### DATA EXTRACT
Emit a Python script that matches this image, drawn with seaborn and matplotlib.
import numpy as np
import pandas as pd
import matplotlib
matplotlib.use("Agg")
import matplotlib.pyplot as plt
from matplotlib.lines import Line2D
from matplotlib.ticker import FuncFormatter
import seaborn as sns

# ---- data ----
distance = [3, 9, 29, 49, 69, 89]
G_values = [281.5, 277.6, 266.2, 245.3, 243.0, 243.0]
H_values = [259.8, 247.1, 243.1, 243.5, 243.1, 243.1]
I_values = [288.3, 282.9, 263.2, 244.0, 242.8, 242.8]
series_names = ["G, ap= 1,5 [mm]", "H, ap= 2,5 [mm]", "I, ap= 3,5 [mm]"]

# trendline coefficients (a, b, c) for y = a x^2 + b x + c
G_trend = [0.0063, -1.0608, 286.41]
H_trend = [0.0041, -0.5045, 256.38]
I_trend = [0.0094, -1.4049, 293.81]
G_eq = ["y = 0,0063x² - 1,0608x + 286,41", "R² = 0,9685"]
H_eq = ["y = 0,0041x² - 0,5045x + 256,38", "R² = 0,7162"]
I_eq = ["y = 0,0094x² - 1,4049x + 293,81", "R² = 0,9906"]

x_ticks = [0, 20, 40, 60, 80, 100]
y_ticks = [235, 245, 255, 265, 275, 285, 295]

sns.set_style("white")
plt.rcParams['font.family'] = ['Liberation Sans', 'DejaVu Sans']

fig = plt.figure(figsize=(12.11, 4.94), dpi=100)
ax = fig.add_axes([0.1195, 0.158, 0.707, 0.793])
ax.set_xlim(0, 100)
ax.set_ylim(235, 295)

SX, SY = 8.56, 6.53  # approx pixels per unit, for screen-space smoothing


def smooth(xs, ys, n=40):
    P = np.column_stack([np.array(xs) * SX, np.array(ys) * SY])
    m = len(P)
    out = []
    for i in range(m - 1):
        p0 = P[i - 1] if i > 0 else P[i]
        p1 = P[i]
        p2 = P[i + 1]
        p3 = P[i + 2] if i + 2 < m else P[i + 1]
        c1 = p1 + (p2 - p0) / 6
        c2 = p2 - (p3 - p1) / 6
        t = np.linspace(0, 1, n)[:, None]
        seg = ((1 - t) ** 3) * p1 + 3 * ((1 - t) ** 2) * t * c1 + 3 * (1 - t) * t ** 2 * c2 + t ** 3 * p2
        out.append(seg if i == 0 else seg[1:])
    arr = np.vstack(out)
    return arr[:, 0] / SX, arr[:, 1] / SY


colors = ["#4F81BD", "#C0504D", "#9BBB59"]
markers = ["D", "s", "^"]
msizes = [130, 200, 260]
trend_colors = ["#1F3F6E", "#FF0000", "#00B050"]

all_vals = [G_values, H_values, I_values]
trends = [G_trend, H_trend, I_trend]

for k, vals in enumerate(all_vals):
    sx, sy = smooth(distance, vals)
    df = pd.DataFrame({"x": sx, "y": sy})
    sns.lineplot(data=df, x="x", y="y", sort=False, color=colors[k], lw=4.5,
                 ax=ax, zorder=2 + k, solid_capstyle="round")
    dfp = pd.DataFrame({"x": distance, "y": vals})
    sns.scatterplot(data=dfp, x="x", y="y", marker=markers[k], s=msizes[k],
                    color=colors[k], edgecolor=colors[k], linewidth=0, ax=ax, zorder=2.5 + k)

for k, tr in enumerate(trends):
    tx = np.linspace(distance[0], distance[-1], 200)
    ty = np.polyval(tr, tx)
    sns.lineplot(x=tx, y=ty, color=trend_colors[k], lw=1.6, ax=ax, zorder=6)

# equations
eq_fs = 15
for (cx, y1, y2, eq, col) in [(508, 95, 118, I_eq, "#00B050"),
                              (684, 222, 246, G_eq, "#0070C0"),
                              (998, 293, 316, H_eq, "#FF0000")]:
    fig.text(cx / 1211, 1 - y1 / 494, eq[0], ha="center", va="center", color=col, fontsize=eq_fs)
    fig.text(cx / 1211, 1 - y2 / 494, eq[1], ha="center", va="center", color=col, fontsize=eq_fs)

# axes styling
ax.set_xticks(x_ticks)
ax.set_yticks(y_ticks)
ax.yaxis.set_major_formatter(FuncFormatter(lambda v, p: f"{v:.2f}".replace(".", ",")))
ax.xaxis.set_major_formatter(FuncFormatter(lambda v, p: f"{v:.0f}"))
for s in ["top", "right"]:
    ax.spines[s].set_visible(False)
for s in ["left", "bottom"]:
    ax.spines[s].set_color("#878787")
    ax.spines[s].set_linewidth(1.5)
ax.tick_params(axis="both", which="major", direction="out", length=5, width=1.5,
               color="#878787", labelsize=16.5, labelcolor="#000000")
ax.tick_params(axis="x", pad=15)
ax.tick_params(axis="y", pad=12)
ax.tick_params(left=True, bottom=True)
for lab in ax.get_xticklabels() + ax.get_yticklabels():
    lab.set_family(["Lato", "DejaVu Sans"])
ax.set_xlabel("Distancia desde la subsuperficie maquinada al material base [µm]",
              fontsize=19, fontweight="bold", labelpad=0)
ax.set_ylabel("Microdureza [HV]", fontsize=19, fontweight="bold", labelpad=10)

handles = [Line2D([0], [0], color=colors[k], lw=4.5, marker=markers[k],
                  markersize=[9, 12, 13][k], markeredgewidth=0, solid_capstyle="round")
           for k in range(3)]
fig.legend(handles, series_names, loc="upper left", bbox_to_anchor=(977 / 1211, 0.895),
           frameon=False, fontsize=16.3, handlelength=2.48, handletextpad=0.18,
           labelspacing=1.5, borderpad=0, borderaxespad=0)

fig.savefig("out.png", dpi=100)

### CHALLENGE
Exactly as written, please reproduce the lines from the first line of the data to the line containing "import seaborn as sns", inclusive, and nothing else.

### WRITTEN RESPONSE
Emit a Python script that matches this image, drawn with seaborn and matplotlib.
import numpy as np
import pandas as pd
import matplotlib
matplotlib.use("Agg")
import matplotlib.pyplot as plt
from matplotlib.lines import Line2D
from matplotlib.ticker import FuncFormatter
import seaborn as sns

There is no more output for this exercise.